Alternative media also cited reduced numbers from 31 million attributed to viewers of the 1997 nuptials for the then former prince to teenaged Diana Spencer aka Princess Diana.

Along with reports of a scaled-down processional route from the five-mile cortege the departed queen traversed from Westminster Abbey to Windsor Castle for burial last year, in comparison the king’s 1.3 mile ride to Buckingham Palace paled.

Reportedly the shortened route was imposed in order to fend off embarrassment from low spectator turnout, inclement weather and protest demonstrations.

Here, a perception of a global fascination enticed viewers to commercial television viewership but also ignored to mention that not all Brits hailed the king.

In fact, anti-monarchists and other dissenters accounted for protesters of the glorified gala.

A group known as Republic carried signs reading “Not My King” and “Abolish The Monarchy.”

They are proponents of a British Republic.

Resident Rastafarians in England also voiced dissent by brandishing banners demanding “Reparations Now” and boldly called for concession from the crown.

Their signs spoke volumes for the call to “Apologize.”

Instead of the red, white and blue Union Jack, Jamaicans in England were seen waving their black, gold and green colors in solidarity with those opposed to the pageantry exhibiting royal British tradition.

On the Caribbean island, an amplified commitment to sever ties with the crown united the two-party Parliament.

Prime Minister Andrew Holness is leading his Jamaica Labour Party to decide a referendum on removing the king as the head of state.

“We want our own Caribbean identity…”

Marlene Malaloo Forte, Jamaica’s minister of legal and constitutional affairs explained that a consensus had been reached to abolish the constitutional monarchy which will be replaced by a president of the Republic of Jamaica.

“We plan to petition the king,” Olivia Grange, the island’s minister of culture said, “as a result of British colonization we suffered injustices and they (the monarchy) are responsible…”

Jamaicans in parliament seem resolute that by 2025 the island will sever ties with the monarchy.

Opposition People’s National Party representative Lisa Hanna vociferously denounced hypocrisy she outlined in a social media post that lauded social democrat Michael Joshua Manley for making an early call in the 1980s to dismantle ties with Britain.

“Imagine being governed by the same country that kept you enslaved for more than 300 years…”

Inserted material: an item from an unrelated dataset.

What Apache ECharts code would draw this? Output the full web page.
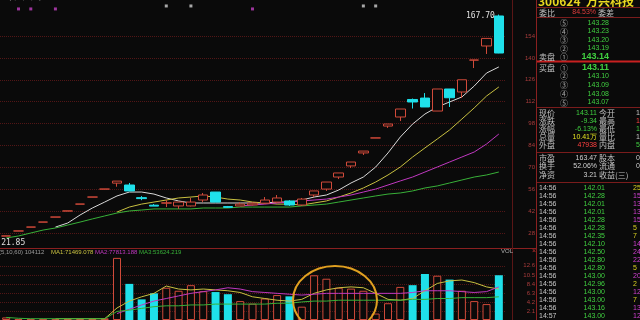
<!DOCTYPE html>
<html><head><meta charset="utf-8">
<script src="https://cdn.jsdelivr.net/npm/echarts@6/dist/echarts.min.js"></script>
<style>html,body{margin:0;padding:0;background:#0a0a0a;overflow:hidden}#c{width:640px;height:320px}</style>
</head><body><div id="c"></div>
<script>
// ---------- data ----------
const days = ['D01','D02','D03','D04','D05','D06','D07','D08','D09','D10','D11','D12','D13','D14','D15','D16','D17','D18','D19','D20','D21','D22','D23','D24','D25','D26','D27','D28','D29','D30','D31','D32','D33','D34','D35','D36','D37','D38','D39','D40','D41'];
// [open, close, low, high]
const ohlc = [
 [26.1,26.1,26.1,26.1],[29.3,29.3,29.3,29.3],[31.8,31.8,31.8,31.8],[35.0,35.0,35.0,35.0],[38.2,38.2,38.2,38.2],
 [42.1,42.1,42.1,42.1],[46.5,46.5,46.5,46.5],[51.0,51.0,51.0,51.0],[56.1,56.1,56.1,56.1],[59.9,61.2,57.6,61.2],
 [58.7,54.9,54.9,60.0],[50.6,50.0,49.0,51.6],[45.8,45.2,45.2,46.5],[47.1,47.3,44.6,49.0],[45.3,47.8,43.4,47.8],
 [45.3,47.8,45.0,50.4],[49.1,52.3,47.8,53.6],[54.2,47.8,47.8,54.2],[44.9,44.4,44.0,45.3],[45.3,46.5,45.3,47.6],
 [46.0,47.1,45.6,47.6],[47.1,49.1,46.5,51.0],[47.8,50.4,47.2,52.3],[48.5,45.9,45.3,49.0],[45.9,49.7,45.3,50.4],
 [52.3,54.9,51.0,54.9],[56.1,60.6,54.9,60.6],[63.8,66.4,62.5,66.4],[70.9,73.4,69.6,73.4],[79.2,80.4,77.9,80.4],
 [88.8,88.8,88.8,88.8],[96.4,97.7,95.2,97.7],[102.2,107.3,99.6,107.3],[113.4,111.8,107.6,114.0],[114.3,108.6,108.6,117.5],
 [106.0,120.1,106.0,120.1],[120.1,114.5,108.6,120.1],[118.2,126.0,114.3,126.0],[138.6,138.6,133.5,138.6],[147.6,152.45,142.5,152.45],
 [166.8,143.11,143.0,167.70]
];
const lowLabel = 21.85;
const highLabel = 167.70;
const ma5 = [null,null,null,null,31.8,34.4,39.5,44.0,47.8,51.7,54.2,54.2,52.9,50.4,48.5,47.2,47.2,47.2,47.2,47.2,47.2,47.2,47.8,47.8,49.1,51.0,52.3,55.5,60.0,63.8,70.2,79.2,89.4,97.7,104.1,108.6,111.8,115.0,122.0,130.3,134.2];
const ma10 = [null,null,null,null,null,null,null,null,null,41.4,44.6,46.5,47.8,49.1,50.4,51.0,51.7,51.0,49.7,49.1,47.8,47.2,46.5,46.5,45.9,47.2,48.5,51.0,53.6,56.8,60.6,65.1,70.2,76.6,82.4,88.1,93.9,100.9,108.0,115.6,121.4];
const ma20 = [null,null,null,null,null,null,null,null,null,null,null,null,null,null,null,null,null,null,null,45.3,45.9,46.5,47.2,47.8,48.5,49.1,49.7,51.0,52.3,54.2,56.1,58.7,61.3,63.8,67.0,70.2,73.4,76.6,79.8,84.9,91.3];
const ma60 = [24.8,26.1,28.0,29.9,31.2,33.1,35.0,37.0,38.9,40.8,42.1,42.7,43.4,43.4,43.4,43.4,44.0,44.0,44.0,44.6,44.6,44.6,44.6,44.6,45.3,45.9,46.5,47.8,49.1,50.4,51.7,52.9,53.6,54.9,56.8,58.1,60.0,61.9,63.8,65.1,67.0];
// volume in 万手
const volume = [0.6,0.2,0.2,0.2,0.2,0.2,0.3,0.3,0.4,14.45,8.4,4.8,6.2,7.5,6.8,8.1,6.7,6.5,6.0,4.4,3.8,5.0,5.8,5.5,3.1,10.4,9.6,7.5,7.3,6.8,1.5,3.9,7.7,8.1,10.7,10.3,9.4,6.8,4.4,3.7,10.41];
const volMa5 = [null,null,null,null,0.3,0.3,0.3,0.3,0.3,2.8,4.4,5.4,6.2,7.9,7.2,7.0,7.2,7.0,6.8,6.4,5.4,5.0,4.6,4.4,4.8,6.2,7.0,7.5,7.7,7.5,6.2,4.8,4.6,5.0,6.8,8.5,9.1,9.3,8.7,7.7,7.2];
const volMa10 = [null,null,null,null,null,null,null,null,null,1.5,2.5,3.5,4.4,5.0,5.6,6.2,6.6,7.0,7.5,7.2,6.6,6.4,6.2,6.0,5.8,6.0,6.2,6.2,6.2,6.2,6.2,6.2,6.2,6.4,6.8,6.8,6.8,6.6,6.4,6.6,7.7];
const volMa60 = [0.6,0.4,0.3,0.3,0.3,0.3,0.3,0.3,0.3,2.0,2.3,2.7,3.1,3.3,3.3,3.5,3.5,3.7,3.7,3.7,3.7,3.7,3.9,3.9,4.2,4.4,4.4,4.6,4.6,4.6,4.6,4.6,4.6,4.8,4.8,5.0,5.0,5.2,5.2,5.2,5.4];
const infoMarksA = [1,2,4,20];
const infoMarksB = [13,15,29,30];
const priceLegend = ['MA(5,10,20,60)  MA5:134.88', 'MA10:122.04', 'MA20:92.01', 'MA60:67.21'];
const volLegend = ['(5,10,60) 104112', 'MA1:71469.078', 'MA2:77813.188', 'MA3:53624.219'];
// right panel
const stockTitle = '300624  万兴科技';
const ratioRow = ['委比', '84.53%', '委差'];
const sellBook = [['⑤','143.28'],['④','143.23'],['③','143.20'],['②','143.19'],['①','143.14']];
const buyBook = [['①','143.11'],['②','143.10'],['③','143.09'],['④','143.08'],['⑤','143.07']];
const quoteRows = [['现价','143.11','今开','166.50'],['涨跌','-9.34','最高','167.70'],['涨幅','-6.13%','最低','143.00'],['总量','10.41万','量比','1.45'],['外盘','47938','内盘','56174']];
const finRows = [['市盈','163.47','股本','0.80亿'],['换手','52.06%','流通','0.20亿'],['净资','3.21','收益(三)','']];
const tickTimes = ['14:56','14:56','14:56','14:56','14:56','14:56','14:56','14:56','14:56','14:56','14:56','14:56','14:56','14:56','14:56','14:56','14:57'];
const tickPrices = ['142.01','142.28','142.01','142.01','142.28','142.28','142.35','142.10','142.50','142.80','142.80','143.00','142.96','143.00','143.00','143.16','143.00'];
const tickVols = ['25','15','13','13','15','5','7','14','24','22','5','20','2','12','7','13','12'];
const tickSide = ['y','m','m','m','m','y','y','m','m','m','y','m','y','m','y','m','m'];

// ---------- styles ----------
const BG = '#0a0a0a', UP = '#d04a3a', DOWN = '#1fe0ea';
const C_W = '#d8d8d8', C_Y = '#c8c040', C_M = '#c038c0', C_G = '#38b038';
const GRID_RED = '#521616', FRAME = '#7a1c1c';
const CJK = '"Noto Sans CJK SC", "Liberation Sans", sans-serif';
const SANS = '"Liberation Sans", "DejaVu Sans", sans-serif';

function isUp(i) {
  const d = ohlc[i];
  if (d[1] > d[0]) return true;
  if (d[1] < d[0]) return false;
  return i === 0 ? true : ohlc[i - 1][1] <= d[1];
}
function T(x, y, s, fill, size, align, weight, fam) {
  return { type: 'text', x: x, y: y, z: 100, silent: true,
    style: { text: s, fill: fill, font: (weight || 'normal') + ' ' + size + 'px ' + (fam || CJK),
      align: align || 'left', verticalAlign: 'middle', textAlign: align || 'left', textVerticalAlign: 'middle' } };
}
function L(x1, y1, x2, y2, stroke, w) {
  return { type: 'line', z: 90, silent: true, shape: { x1: x1, y1: y1, x2: x2, y2: y2 }, style: { stroke: stroke, lineWidth: w || 1 } };
}

const G = [];
// frame lines
G.push(L(0, 248.5, 537, 248.5, '#8a2020', 1));
G.push(L(512.5, 0, 512.5, 320, '#5a1616', 1));
G.push(L(536.5, 0, 536.5, 320, '#8a2020', 1));
[7.5, 17.5, 107.5, 152.5, 182.5].forEach(y => G.push(L(537, y, 640, y, FRAME, 1)));
G.push(L(537, 61.5, 640, 61.5, '#c82020', 2));
// legends
const plx = [0, 90, 128, 163], plc = ['#9a9a9a', C_Y, C_M, C_G];
priceLegend.forEach((s, i) => G.push(T(plx[i], -1.5, s, plc[i], 6, 'left', 'normal', SANS)));
const vlx = [-1, 51, 95, 139];
volLegend.forEach((s, i) => G.push(T(vlx[i], 252, s, plc[i], 6, 'left', 'normal', SANS)));
G.push(T(513, 251, 'VOL', '#b0b0b0', 6, 'right', 'normal', SANS));
G.push(T(534, 251, '×', '#c83030', 7, 'center', 'normal', SANS));
// right panel
G.push(T(538, 1.5, stockTitle, '#e8d820', 12, 'left', 'bold'));
G.push(T(539, 12.5, ratioRow[0], '#c0c0c0', 8));
G.push(T(596, 12.5, ratioRow[1], '#e03c3c', 7, 'right', 'normal', SANS));
G.push(T(598, 12.5, ratioRow[2], '#c0c0c0', 8));
sellBook.forEach((r, k) => {
  const y = 23 + 8.5 * k, last = k === sellBook.length - 1;
  G.push(T(560, y, r[0], '#a8a8a8', 8));
  G.push(T(609, y, r[1], '#40d040', last ? 9 : 7, 'right', last ? 'bold' : 'normal', SANS));
});
G.push(T(539, 57, '卖盘', '#c0c0c0', 8));
buyBook.forEach((r, k) => {
  const y = 67.5 + 8.75 * k, first = k === 0;
  G.push(T(560, y, r[0], '#a8a8a8', 8));
  G.push(T(609, y, r[1], '#40d040', first ? 9 : 7, 'right', first ? 'bold' : 'normal', SANS));
});
G.push(T(539, 67.5, '买盘', '#c0c0c0', 8));
const qc = ['#40d040', '#40d040', '#40d040', '#e0e020', '#ff4040'];
const qrc = ['#c8c8c8', '#ff4040', '#40d040', '#c8c8c8', '#40d040'];
quoteRows.forEach((r, k) => {
  const y = 113 + 8.1 * k;
  G.push(T(539, y, r[0], '#c0c0c0', 8));
  G.push(T(597, y, r[1], qc[k], 7, 'right', 'normal', SANS));
  G.push(T(599, y, r[2], '#c0c0c0', 8));
  G.push(T(636, y, r[3], qrc[k], 7, 'left', 'normal', SANS));
});
finRows.forEach((r, k) => {
  const y = 158 + 8.3 * k;
  G.push(T(539, y, r[0], '#c0c0c0', 8));
  G.push(T(597, y, r[1], '#d0d0d0', 7, 'right', 'normal', SANS));
  G.push(T(599, y, r[2], '#c0c0c0', 8));
  G.push(T(636, y, r[3], '#d0d0d0', 7, 'left', 'normal', SANS));
});
tickTimes.forEach((t, k) => {
  const y = 188 + 8 * k;
  G.push(T(539, y, t, '#c8c8c8', 7, 'left', 'normal', SANS));
  G.push(T(605, y, tickPrices[k], '#40d040', 7, 'right', 'normal', SANS));
  G.push(T(633, y, tickVols[k], tickSide[k] === 'y' ? '#d8d020' : '#d040d0', 7, 'left', 'normal', SANS));
});
// annotation ellipse
G.push({ type: 'ellipse', z: 95, silent: true, shape: { cx: 335, cy: 300, rx: 42, ry: 34 }, style: { fill: 'none', stroke: '#e0a020', lineWidth: 2 } });

const lineS = (name, data, color, xi, yi) => ({
  name: name, type: 'line', xAxisIndex: xi, yAxisIndex: yi, data: data, showSymbol: false, symbol: 'none',
  lineStyle: { color: color, width: 1 }, itemStyle: { color: color }, z: 3, silent: true
});

const option = {
  backgroundColor: BG,
  animation: false,
  grid: [
    { left: -1, width: 506, top: 14.1, height: 240.8 },
    { left: -1, width: 506, top: 256.8, height: 71.4 }
  ],
  xAxis: [
    { type: 'category', data: days, gridIndex: 0, boundaryGap: true, show: false },
    { type: 'category', data: days, gridIndex: 1, boundaryGap: true, show: false }
  ],
  yAxis: [
    { type: 'value', gridIndex: 0, position: 'right', min: 14, max: 168, interval: 14,
      axisLine: { show: false }, axisTick: { show: false },
      axisLabel: { align: 'right', margin: 30, color: '#a83c3c', fontSize: 6, fontFamily: SANS, showMinLabel: false, showMaxLabel: false },
      splitLine: { show: true, showMinLine: false, showMaxLine: false, lineStyle: { color: GRID_RED, type: 'dotted', width: 1 } } },
    { type: 'value', gridIndex: 1, position: 'right', min: 0, max: 14.7, interval: 2.1,
      axisLine: { show: false }, axisTick: { show: false },
      axisLabel: { align: 'right', margin: 30, color: '#a83c3c', fontSize: 6, fontFamily: SANS, showMinLabel: false, showMaxLabel: false,
        formatter: v => v.toFixed(1) },
      splitLine: { show: true, showMinLine: false, showMaxLine: false, lineStyle: { color: GRID_RED, type: 'dotted', width: 1 } } }
  ],
  series: [
    { type: 'candlestick', xAxisIndex: 0, yAxisIndex: 0, data: ohlc, barWidth: 10, z: 5,
      itemStyle: { color: BG, color0: DOWN, borderColor: UP, borderColor0: DOWN, borderWidth: 1 },
      markPoint: {
        symbol: 'circle', symbolSize: 0, silent: true,
        data: [
          { coord: [0, lowLabel], value: lowLabel,
            label: { show: true, position: 'right', distance: 0, offset: [-5, 0], formatter: p => p.value.toFixed(2),
              color: '#e0e0e0', fontSize: 8, fontFamily: '"DejaVu Sans Mono", monospace' } },
          { coord: [ohlc.length - 1, highLabel], value: highLabel,
            label: { show: true, position: 'left', distance: 4, offset: [0, 1.5], formatter: p => p.value.toFixed(2),
              color: '#e0e0e0', fontSize: 8, fontFamily: '"DejaVu Sans Mono", monospace' } }
        ]
      } },
    lineS('MA5', ma5, C_W, 0, 0),
    lineS('MA10', ma10, C_Y, 0, 0),
    lineS('MA20', ma20, C_M, 0, 0),
    lineS('MA60', ma60, C_G, 0, 0),
    { type: 'scatter', xAxisIndex: 0, yAxisIndex: 0, clip: false, symbol: 'rect', symbolSize: 3, silent: true,
      data: infoMarksA.map(i => [i, 171.3]), itemStyle: { color: '#c040c0' } },
    { type: 'scatter', xAxisIndex: 0, yAxisIndex: 0, clip: false, symbol: 'rect', symbolSize: 3, silent: true,
      data: infoMarksB.map(i => [i, 173.2]), itemStyle: { color: '#d0d0d0' } },
    { type: 'bar', xAxisIndex: 1, yAxisIndex: 1, barWidth: 8, z: 2, silent: true,
      data: volume.map((v, i) => ({ value: v, itemStyle: isUp(i)
        ? { color: BG, borderColor: UP, borderWidth: 1 }
        : { color: DOWN, borderColor: DOWN, borderWidth: 0 } })) },
    lineS('VMA5', volMa5, C_Y, 1, 1),
    lineS('VMA10', volMa10, C_M, 1, 1),
    lineS('VMA60', volMa60, C_G, 1, 1)
  ],
  graphic: { elements: G }
};
const chart = echarts.init(document.getElementById('c'), null, { renderer: 'canvas' });
chart.setOption(option);
</script>
</body></html>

Hanna posted a 15-minute message adamantly amplifying the need for a Jamaican Republic.

“We should have the right to be independent from Britain”

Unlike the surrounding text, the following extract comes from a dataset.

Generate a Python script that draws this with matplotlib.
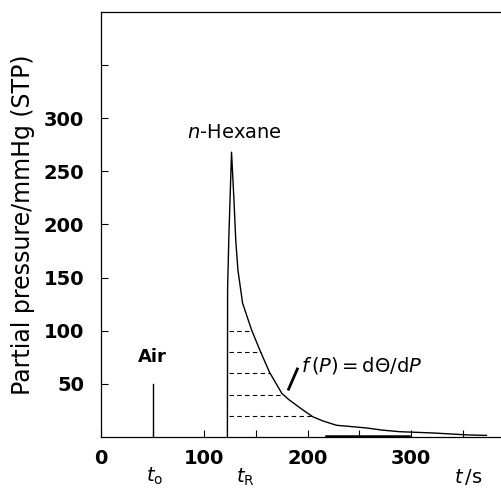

In their coverage, American television outlets ignored complaints about the flaunting of a 280-year-old gold carriage the king and queen travelled. But social media didn’t.

Although many citizens expressed shame that the gold and diamonds flaunted were dug out of Africa; and that the crown was stained with blood from ill-gotten gains none of this made commercial airwaves.

Indian online podcasts denounced the coronation citing Asian history and the subservience Britain demanded using violence, looting and criminal tactics in their Asian nation.

“Britain perfected the slavery Portugal and Spain started” by plundering and killing more than 100 million Indians” a viral message charged.

Were it not for cable TVs “Democracy Now” hosted by Amy Goodman, Americans could conclude a global approval of the coronation.

Guyana, Dominica and Trinidad & Tobago blazed the trail in the 1970s for establishment of Caribbean Republics.

Barbados followed suit last year.

The former Prince Charles now King Charles III represented Queen Elizabeth II then.

Belize and Bahamas could be next in line.